Not lately for me. But I caught one, only one blue there with a spoon about 3 weeks ago.


----------



## ablesbradley (Sep 24, 2009)

I tried bob sikes last weekend, I was lucky to catch a trout. This coming weekend I am either going to pensacola beach pier or fort pickens


----------



## Trucki-n-ihsiF (Mar 23, 2008)

Dang,that bad eh?


----------



## konz (Oct 1, 2007)

The bait is taking it's time moving in this year. At least it seems that way. This time last year I was catching spanish and blues like crazy. Lets hope they show up soon.


----------



## dragman6693 (Sep 28, 2009)

there are some blues movin in to the new 3 mile pier..


----------



## MajorRed (May 23, 2010)

Went there yesterday. Had a few good hits on pinfish, but did not see anyone catch much. white trout as usual. Guy said he had caught 3 spade fish, one guy caught a ladyfish/skipjack, but no spanish or blues seen. My buddy caught a small black tip, I hung into a really nice size shark out there, came on top of the water, about 6 foot. Did not have a steal leader, but faught it for about 10 minutes with a regular leader, took me about 80 or 90 yards out, and finaly broke the 50 IB mono leader. lots of pinfish can be caught on a hair hook at the begining of the bridge underneath the other bridge. stingrays as usual as well...Good luck.


----------



## MajorRed (May 23, 2010)

> *fishinknots (14/05/2010)*Not lately for me. But I caught one, only one blue there with a spoon about 3 weeks ago.

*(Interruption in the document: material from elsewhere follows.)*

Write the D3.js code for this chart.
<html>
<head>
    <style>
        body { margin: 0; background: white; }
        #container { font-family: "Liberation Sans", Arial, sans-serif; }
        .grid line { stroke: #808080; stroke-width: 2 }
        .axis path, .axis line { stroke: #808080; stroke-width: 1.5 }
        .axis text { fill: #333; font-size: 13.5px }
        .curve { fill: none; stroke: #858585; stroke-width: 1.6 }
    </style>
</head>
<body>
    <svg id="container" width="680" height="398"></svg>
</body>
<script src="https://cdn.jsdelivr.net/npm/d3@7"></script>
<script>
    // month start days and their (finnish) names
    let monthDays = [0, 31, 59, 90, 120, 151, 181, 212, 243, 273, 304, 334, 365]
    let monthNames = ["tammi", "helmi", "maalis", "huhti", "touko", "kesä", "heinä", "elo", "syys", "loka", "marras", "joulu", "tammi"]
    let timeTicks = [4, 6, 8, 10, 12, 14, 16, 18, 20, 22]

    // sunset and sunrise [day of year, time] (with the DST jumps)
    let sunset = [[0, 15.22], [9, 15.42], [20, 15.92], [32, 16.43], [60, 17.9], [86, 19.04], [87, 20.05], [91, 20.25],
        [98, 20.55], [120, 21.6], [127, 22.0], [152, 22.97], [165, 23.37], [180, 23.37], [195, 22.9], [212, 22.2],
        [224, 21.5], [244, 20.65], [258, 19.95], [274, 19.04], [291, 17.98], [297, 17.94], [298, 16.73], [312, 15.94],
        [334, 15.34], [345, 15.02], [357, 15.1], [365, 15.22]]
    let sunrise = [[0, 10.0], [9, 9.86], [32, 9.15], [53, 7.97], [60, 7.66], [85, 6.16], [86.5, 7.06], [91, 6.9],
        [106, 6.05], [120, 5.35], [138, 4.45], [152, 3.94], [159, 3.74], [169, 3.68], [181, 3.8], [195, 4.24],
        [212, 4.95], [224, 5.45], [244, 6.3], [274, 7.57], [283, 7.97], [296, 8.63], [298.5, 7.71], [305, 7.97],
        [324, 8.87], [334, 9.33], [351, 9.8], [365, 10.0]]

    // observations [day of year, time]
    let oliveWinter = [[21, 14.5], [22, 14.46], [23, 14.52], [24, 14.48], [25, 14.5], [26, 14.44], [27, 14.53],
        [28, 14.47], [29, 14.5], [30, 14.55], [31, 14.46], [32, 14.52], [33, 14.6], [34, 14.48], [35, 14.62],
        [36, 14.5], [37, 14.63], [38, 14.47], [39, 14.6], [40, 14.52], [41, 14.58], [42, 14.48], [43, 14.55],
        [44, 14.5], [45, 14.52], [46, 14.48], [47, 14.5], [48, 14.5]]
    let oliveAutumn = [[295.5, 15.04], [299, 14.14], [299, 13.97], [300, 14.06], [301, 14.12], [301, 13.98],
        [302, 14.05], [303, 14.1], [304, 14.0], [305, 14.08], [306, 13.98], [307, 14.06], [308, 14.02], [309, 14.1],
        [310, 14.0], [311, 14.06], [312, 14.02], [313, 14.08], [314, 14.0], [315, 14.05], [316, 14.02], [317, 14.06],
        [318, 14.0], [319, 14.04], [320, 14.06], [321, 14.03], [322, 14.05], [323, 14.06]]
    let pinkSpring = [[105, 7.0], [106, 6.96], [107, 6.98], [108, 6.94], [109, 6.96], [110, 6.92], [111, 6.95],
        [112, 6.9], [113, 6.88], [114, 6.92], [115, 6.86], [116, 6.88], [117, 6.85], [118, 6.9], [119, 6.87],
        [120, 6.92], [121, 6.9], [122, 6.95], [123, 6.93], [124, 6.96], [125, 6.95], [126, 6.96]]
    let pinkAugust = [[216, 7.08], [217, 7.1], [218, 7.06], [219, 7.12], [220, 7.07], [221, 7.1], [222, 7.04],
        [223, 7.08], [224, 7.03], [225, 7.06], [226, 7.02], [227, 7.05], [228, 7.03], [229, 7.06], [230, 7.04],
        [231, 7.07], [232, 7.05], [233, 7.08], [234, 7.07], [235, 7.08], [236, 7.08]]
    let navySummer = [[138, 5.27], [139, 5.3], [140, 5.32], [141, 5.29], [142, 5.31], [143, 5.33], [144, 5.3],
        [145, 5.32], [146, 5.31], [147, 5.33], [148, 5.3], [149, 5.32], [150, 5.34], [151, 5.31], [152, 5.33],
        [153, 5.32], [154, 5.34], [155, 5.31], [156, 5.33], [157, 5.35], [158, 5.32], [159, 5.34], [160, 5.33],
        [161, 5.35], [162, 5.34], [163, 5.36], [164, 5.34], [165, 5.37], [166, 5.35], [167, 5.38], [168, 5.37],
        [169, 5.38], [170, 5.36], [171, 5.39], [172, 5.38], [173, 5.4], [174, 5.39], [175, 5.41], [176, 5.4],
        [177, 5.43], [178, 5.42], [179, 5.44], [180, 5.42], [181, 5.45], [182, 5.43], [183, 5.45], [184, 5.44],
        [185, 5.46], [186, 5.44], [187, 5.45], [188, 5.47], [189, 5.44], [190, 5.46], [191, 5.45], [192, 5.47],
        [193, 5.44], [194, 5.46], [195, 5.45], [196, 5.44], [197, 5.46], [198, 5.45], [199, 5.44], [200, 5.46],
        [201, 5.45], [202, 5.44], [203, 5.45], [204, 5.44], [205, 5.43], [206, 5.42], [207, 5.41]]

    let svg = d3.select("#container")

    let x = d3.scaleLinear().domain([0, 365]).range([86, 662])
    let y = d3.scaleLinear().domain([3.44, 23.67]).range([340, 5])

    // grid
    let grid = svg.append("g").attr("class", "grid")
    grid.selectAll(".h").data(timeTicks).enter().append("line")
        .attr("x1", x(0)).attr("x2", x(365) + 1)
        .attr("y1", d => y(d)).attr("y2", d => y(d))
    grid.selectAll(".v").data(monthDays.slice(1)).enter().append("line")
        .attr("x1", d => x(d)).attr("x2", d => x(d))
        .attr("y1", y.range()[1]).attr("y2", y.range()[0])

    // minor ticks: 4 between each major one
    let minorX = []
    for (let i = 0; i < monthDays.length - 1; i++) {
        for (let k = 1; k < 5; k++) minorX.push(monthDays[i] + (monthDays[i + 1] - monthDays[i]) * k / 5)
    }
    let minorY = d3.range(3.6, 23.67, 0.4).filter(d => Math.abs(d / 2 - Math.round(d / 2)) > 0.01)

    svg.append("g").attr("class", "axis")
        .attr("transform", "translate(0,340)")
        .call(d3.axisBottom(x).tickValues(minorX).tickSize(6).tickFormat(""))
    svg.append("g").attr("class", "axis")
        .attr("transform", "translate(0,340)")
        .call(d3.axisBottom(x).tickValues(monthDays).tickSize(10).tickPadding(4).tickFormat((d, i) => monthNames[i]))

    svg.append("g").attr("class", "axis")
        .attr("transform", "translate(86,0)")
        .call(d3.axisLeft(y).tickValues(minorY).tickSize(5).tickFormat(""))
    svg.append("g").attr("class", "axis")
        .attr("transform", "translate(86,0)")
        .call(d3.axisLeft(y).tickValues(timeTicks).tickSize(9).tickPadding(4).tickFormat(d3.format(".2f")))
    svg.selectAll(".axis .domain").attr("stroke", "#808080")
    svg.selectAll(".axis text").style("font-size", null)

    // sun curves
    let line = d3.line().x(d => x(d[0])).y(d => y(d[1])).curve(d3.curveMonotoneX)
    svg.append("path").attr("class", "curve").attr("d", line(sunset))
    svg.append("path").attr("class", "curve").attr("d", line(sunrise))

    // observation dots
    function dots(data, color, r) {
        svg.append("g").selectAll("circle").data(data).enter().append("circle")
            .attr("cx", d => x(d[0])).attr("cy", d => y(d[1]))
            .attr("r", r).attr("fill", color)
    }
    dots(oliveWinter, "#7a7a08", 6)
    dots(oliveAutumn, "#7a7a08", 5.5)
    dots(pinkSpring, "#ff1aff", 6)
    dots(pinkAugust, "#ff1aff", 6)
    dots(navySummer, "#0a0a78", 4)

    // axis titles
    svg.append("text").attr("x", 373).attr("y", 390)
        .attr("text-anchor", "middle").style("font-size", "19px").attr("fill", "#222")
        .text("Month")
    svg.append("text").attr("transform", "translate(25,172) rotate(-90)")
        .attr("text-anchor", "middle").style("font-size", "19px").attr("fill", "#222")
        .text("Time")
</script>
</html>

They got fort pickens buoyed off. The oil floats are right in front of the pier all along the cost. There would be no point in fishing for Big Game out there, your catch would be tangled in the floats. I hate that because I was shark fishing out there every week and having alot of luck. The floats ended that though.


----------



## bagged06taco (Apr 7, 2010)

went out there tonight caught trigger left and rightbut no spanish. Aguy down the way toward the beginning of the bridge pulled up 5 or 6 blues and a red too big to keep.


----------



## Pops (May 30, 2010)

King was caught on the small per I heard not sure of size though


----------



## MajorRed (May 23, 2010)

went there last night and on my way in like 10 minutes...I hung into something really nice, broke my line on my small pole. my buddy caught a bullshark out there, a big one a few days ago. it got off eventually after he got it right up next to the shore. havent seen much though..I mainly use pin fish and croaker out there. but seems like shark have started hitting out at sikes...


----------



## todd in the bay (Oct 3, 2007)

Yea, we got Spanish across from konz' favorite dock!

right after the showers it was on!


----------